O representante do Instituto Brasileiro de Defesa do Consumidor (Idec), Rafael Rioja Arantes, apresentou um estudo inédito feito por sua instituição, mostrando que de 24 produtos ultraprocessados de origem animal, 14 apresentaram agrotóxicos nocivos à saúde ou ao meio ambiente, como o glifosato.
Agrotóxico ou pesticida
Parte do debate centrou-se na questão da nomenclatura usada na lei e no projeto. A lei atual (Lei 7802, de 1989) emprega o termo “agrotóxicos”, considerado pejorativo por representantes do agronegócio, que defendem “pesticida”, como está no PL 1.459.
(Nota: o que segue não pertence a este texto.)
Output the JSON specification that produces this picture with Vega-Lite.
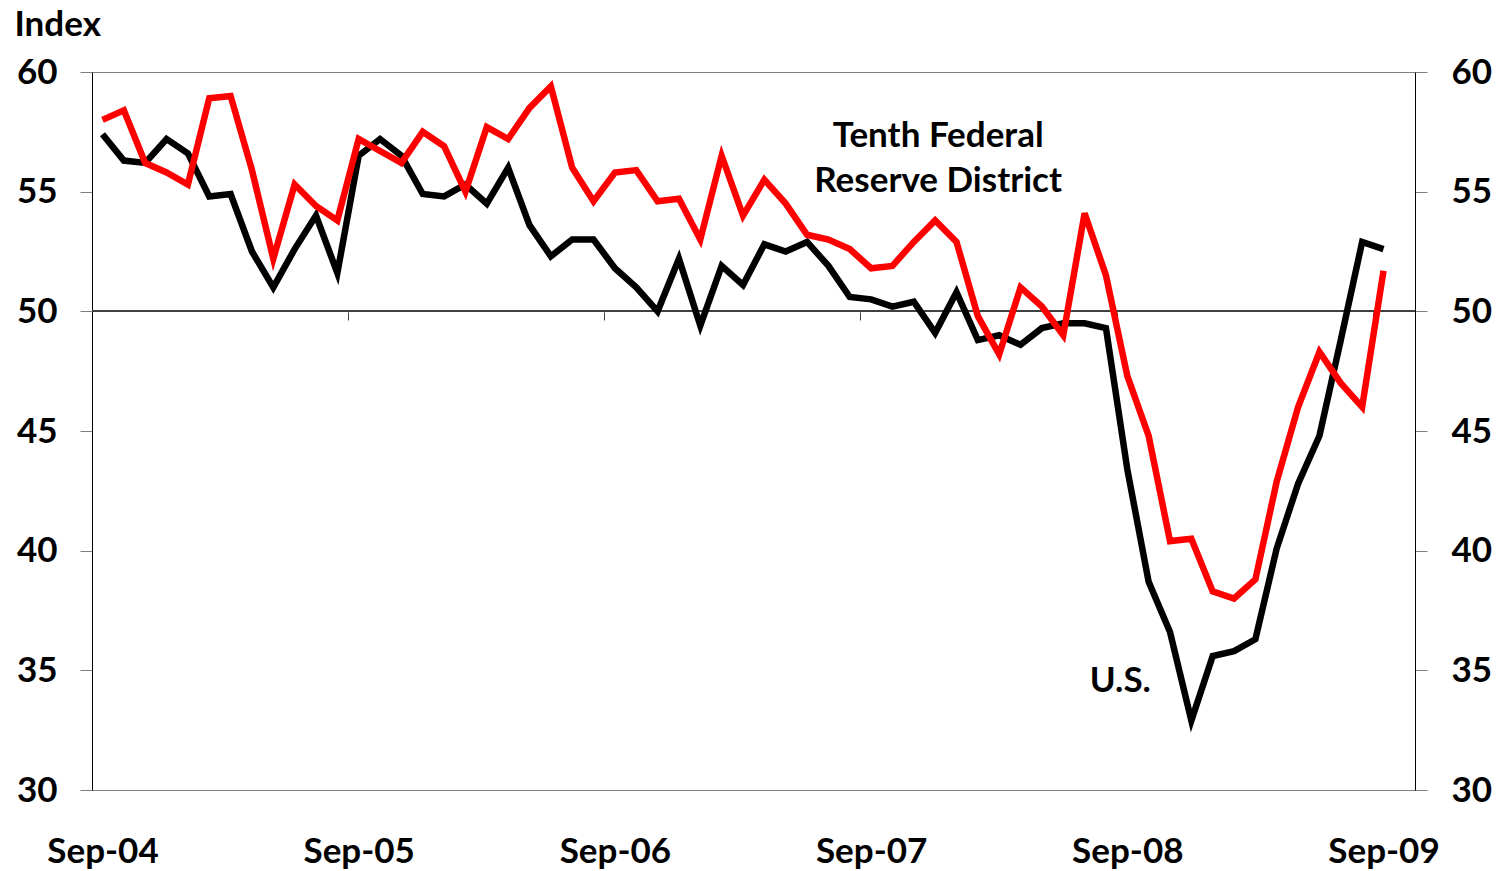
{
  "$schema": "https://vega.github.io/schema/vega-lite/v6.json",
  "width": 1323,
  "height": 718,
  "autosize": {"type": "none"},
  "padding": {"left": 92, "top": 72, "right": 82, "bottom": 81},
  "background": "white",
  "config": {
    "view": {"stroke": "#7f7f7f", "strokeWidth": 1},
    "font": "Lato",
    "text": {"font": "Lato"}
  },
  "datasets": {
    "index": [
      {"month": "Sep-04", "US": 57.4, "Tenth": 58.0},
      {"month": "Oct-04", "US": 56.3, "Tenth": 58.4},
      {"month": "Nov-04", "US": 56.2, "Tenth": 56.2},
      {"month": "Dec-04", "US": 57.2, "Tenth": 55.8},
      {"month": "Jan-05", "US": 56.6, "Tenth": 55.3},
      {"month": "Feb-05", "US": 54.8, "Tenth": 58.9},
      {"month": "Mar-05", "US": 54.9, "Tenth": 59.0},
      {"month": "Apr-05", "US": 52.5, "Tenth": 55.9},
      {"month": "May-05", "US": 51.0, "Tenth": 52.2},
      {"month": "Jun-05", "US": 52.6, "Tenth": 55.3},
      {"month": "Jul-05", "US": 54.0, "Tenth": 54.4},
      {"month": "Aug-05", "US": 51.6, "Tenth": 53.8},
      {"month": "Sep-05", "US": 56.5, "Tenth": 57.2},
      {"month": "Oct-05", "US": 57.2, "Tenth": 56.7},
      {"month": "Nov-05", "US": 56.5, "Tenth": 56.2},
      {"month": "Dec-05", "US": 54.9, "Tenth": 57.5},
      {"month": "Jan-06", "US": 54.8, "Tenth": 56.9},
      {"month": "Feb-06", "US": 55.3, "Tenth": 55.0},
      {"month": "Mar-06", "US": 54.5, "Tenth": 57.7},
      {"month": "Apr-06", "US": 56.0, "Tenth": 57.2},
      {"month": "May-06", "US": 53.6, "Tenth": 58.5},
      {"month": "Jun-06", "US": 52.3, "Tenth": 59.4},
      {"month": "Jul-06", "US": 53.0, "Tenth": 56.0},
      {"month": "Aug-06", "US": 53.0, "Tenth": 54.6},
      {"month": "Sep-06", "US": 51.8, "Tenth": 55.8},
      {"month": "Oct-06", "US": 51.0, "Tenth": 55.9},
      {"month": "Nov-06", "US": 50.0, "Tenth": 54.6},
      {"month": "Dec-06", "US": 52.2, "Tenth": 54.7},
      {"month": "Jan-07", "US": 49.4, "Tenth": 53.0},
      {"month": "Feb-07", "US": 51.9, "Tenth": 56.5},
      {"month": "Mar-07", "US": 51.1, "Tenth": 54.0},
      {"month": "Apr-07", "US": 52.8, "Tenth": 55.5},
      {"month": "May-07", "US": 52.5, "Tenth": 54.5},
      {"month": "Jun-07", "US": 52.9, "Tenth": 53.2},
      {"month": "Jul-07", "US": 51.9, "Tenth": 53.0},
      {"month": "Aug-07", "US": 50.6, "Tenth": 52.6},
      {"month": "Sep-07", "US": 50.5, "Tenth": 51.8},
      {"month": "Oct-07", "US": 50.2, "Tenth": 51.9},
      {"month": "Nov-07", "US": 50.4, "Tenth": 52.9},
      {"month": "Dec-07", "US": 49.1, "Tenth": 53.8},
      {"month": "Jan-08", "US": 50.8, "Tenth": 52.9},
      {"month": "Feb-08", "US": 48.8, "Tenth": 49.8},
      {"month": "Mar-08", "US": 49.0, "Tenth": 48.2},
      {"month": "Apr-08", "US": 48.6, "Tenth": 51.0},
      {"month": "May-08", "US": 49.3, "Tenth": 50.2},
      {"month": "Jun-08", "US": 49.5, "Tenth": 49.0},
      {"month": "Jul-08", "US": 49.5, "Tenth": 54.1},
      {"month": "Aug-08", "US": 49.3, "Tenth": 51.5},
      {"month": "Sep-08", "US": 43.4, "Tenth": 47.3},
      {"month": "Oct-08", "US": 38.7, "Tenth": 44.8},
      {"month": "Nov-08", "US": 36.6, "Tenth": 40.4},
      {"month": "Dec-08", "US": 32.9, "Tenth": 40.5},
      {"month": "Jan-09", "US": 35.6, "Tenth": 38.3},
      {"month": "Feb-09", "US": 35.8, "Tenth": 38.0},
      {"month": "Mar-09", "US": 36.3, "Tenth": 38.8},
      {"month": "Apr-09", "US": 40.1, "Tenth": 42.9},
      {"month": "May-09", "US": 42.8, "Tenth": 46.0},
      {"month": "Jun-09", "US": 44.8, "Tenth": 48.3},
      {"month": "Jul-09", "US": 48.8, "Tenth": 47.0},
      {"month": "Aug-09", "US": 52.9, "Tenth": 46.0},
      {"month": "Sep-09", "US": 52.6, "Tenth": 51.7}
    ],
    "district": [
      {"label": "Tenth Federal", "month": "Dec-07", "value": 56.87},
      {"label": "Reserve District", "month": "Dec-07", "value": 54.99}
    ],
    "us": [
      {"label": "U.S.", "month": "Sep-08", "value": 34.09}
    ]
  },
  "layer": [
    {
      "data": {"name": "index"},
      "mark": {"type": "rule", "color": "#404040", "strokeWidth": 1},
      "encoding": {
        "y": {"datum": 50, "type": "quantitative", "axis": null}
      }
    },
    {
      "data": {"name": "index"},
      "mark": {"type": "line", "color": "#000000", "strokeWidth": 6.5},
      "encoding": {
        "x": {
          "field": "month", "type": "ordinal",
          "scale": {"type": "point", "padding": 0, "range": [10.5, 1291.5],
            "domain": ["Sep-04","Oct-04","Nov-04","Dec-04","Jan-05","Feb-05","Mar-05","Apr-05","May-05","Jun-05","Jul-05","Aug-05","Sep-05","Oct-05","Nov-05","Dec-05","Jan-06","Feb-06","Mar-06","Apr-06","May-06","Jun-06","Jul-06","Aug-06","Sep-06","Oct-06","Nov-06","Dec-06","Jan-07","Feb-07","Mar-07","Apr-07","May-07","Jun-07","Jul-07","Aug-07","Sep-07","Oct-07","Nov-07","Dec-07","Jan-08","Feb-08","Mar-08","Apr-08","May-08","Jun-08","Jul-08","Aug-08","Sep-08","Oct-08","Nov-08","Dec-08","Jan-09","Feb-09","Mar-09","Apr-09","May-09","Jun-09","Jul-09","Aug-09","Sep-09"]},
          "axis": {
            "orient": "bottom", "title": null, "grid": false,
            "values": ["Sep-04","Sep-05","Sep-06","Sep-07","Sep-08","Sep-09"],
            "ticks": false, "domain": false, "labelAngle": 0,
            "labelFont": "Lato", "labelFontSize": 35, "labelFontWeight": "bold",
            "labelColor": "#000000", "labelBaseline": "alphabetic", "labelPadding": 72
          }
        },
        "y": {
          "field": "US", "type": "quantitative",
          "scale": {"domain": [30, 60], "nice": false, "zero": false},
          "axis": {
            "orient": "left", "grid": false,
            "values": [30, 35, 40, 45, 50, 55, 60],
            "tickSize": 12, "tickColor": "#7f7f7f", "domainColor": "#000000",
            "labelFont": "Lato", "labelFontSize": 35, "labelFontWeight": "bold",
            "labelColor": "#000000", "labelPadding": 23,
            "title": "Index", "titleAngle": 0, "titleAlign": "left",
            "titleBaseline": "alphabetic", "titleX": -78, "titleY": -37,
            "titleFont": "Lato", "titleFontSize": 35, "titleFontWeight": "bold",
            "titleColor": "#000000"
          }
        }
      }
    },
    {
      "data": {"name": "index"},
      "mark": {"type": "line", "color": "#ff0000", "strokeWidth": 6.5},
      "encoding": {
        "x": {
          "field": "month", "type": "ordinal",
          "axis": {
            "orient": "bottom", "offset": -478, "title": null, "grid": false,
            "values": ["Sep-05","Sep-06","Sep-07","Sep-08","Sep-09"],
            "labels": false, "ticks": true, "tickSize": 8, "tickOffset": -10.67,
            "tickColor": "#404040", "domain": false
          }
        },
        "y": {
          "field": "Tenth", "type": "quantitative",
          "axis": {
            "orient": "right", "grid": false, "title": null,
            "values": [30, 35, 40, 45, 50, 55, 60],
            "tickSize": 12, "tickColor": "#7f7f7f", "domainColor": "#000000",
            "labelFont": "Lato", "labelFontSize": 35, "labelFontWeight": "bold",
            "labelColor": "#000000", "labelPadding": 24
          }
        }
      }
    },
    {
      "data": {"name": "district"},
      "mark": {"type": "text", "font": "Lato", "fontSize": 35, "fontWeight": "bold", "color": "#000000", "align": "center", "baseline": "alphabetic", "dx": 3},
      "encoding": {
        "x": {"field": "month", "type": "ordinal", "axis": null},
        "y": {"field": "value", "type": "quantitative", "axis": null},
        "text": {"field": "label"}
      }
    },
    {
      "data": {"name": "us"},
      "mark": {"type": "text", "font": "Lato", "fontSize": 35, "fontWeight": "bold", "color": "#000000", "align": "center", "baseline": "alphabetic", "dx": -7},
      "encoding": {
        "x": {"field": "month", "type": "ordinal", "axis": null},
        "y": {"field": "value", "type": "quantitative", "axis": null},
        "text": {"field": "label"}
      }
    }
  ],
  "resolve": {"axis": {"x": "independent", "y": "independent"}}
}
— A sensação que a gente tem é que [a mudança] seria com o objetivo de tentar criar uma falsa sensação da segurança com produtos químicos que têm um impacto muito grande à saúde humana — afirmou Eliziane Gama.
Reginaldo Minaré, da CNA, traçou um histórico do uso de “agrotóxicos”, atribuindo a consolidação do termo ao professor da USP Adílson Paschoal e ao ex-senador Pedro Simon, ministro da Agricultura na época em que a lei entrou em vigor.
— Quando meu avô ia pulverizar alguma cultura, falava que ia “bater remédio” nas plantas. [Pesticida] é um nome que está se procurando introduzir para ter um alinhamento com a nomenclatura da FAO [Organização das Nações Unidas para a Alimentação e a Agricultura] — disse Minaré.
Para a pesquisadora da Universidade Federal de Santa Catarina (UFSC) Thuanne Bráulio Hennig, a questão “é muito mais política e social que de caráter opinativo”. José Otavio Menten, da USP, por sua vez, afirmou que “só no Brasil” usa-se o termo agrotóxico.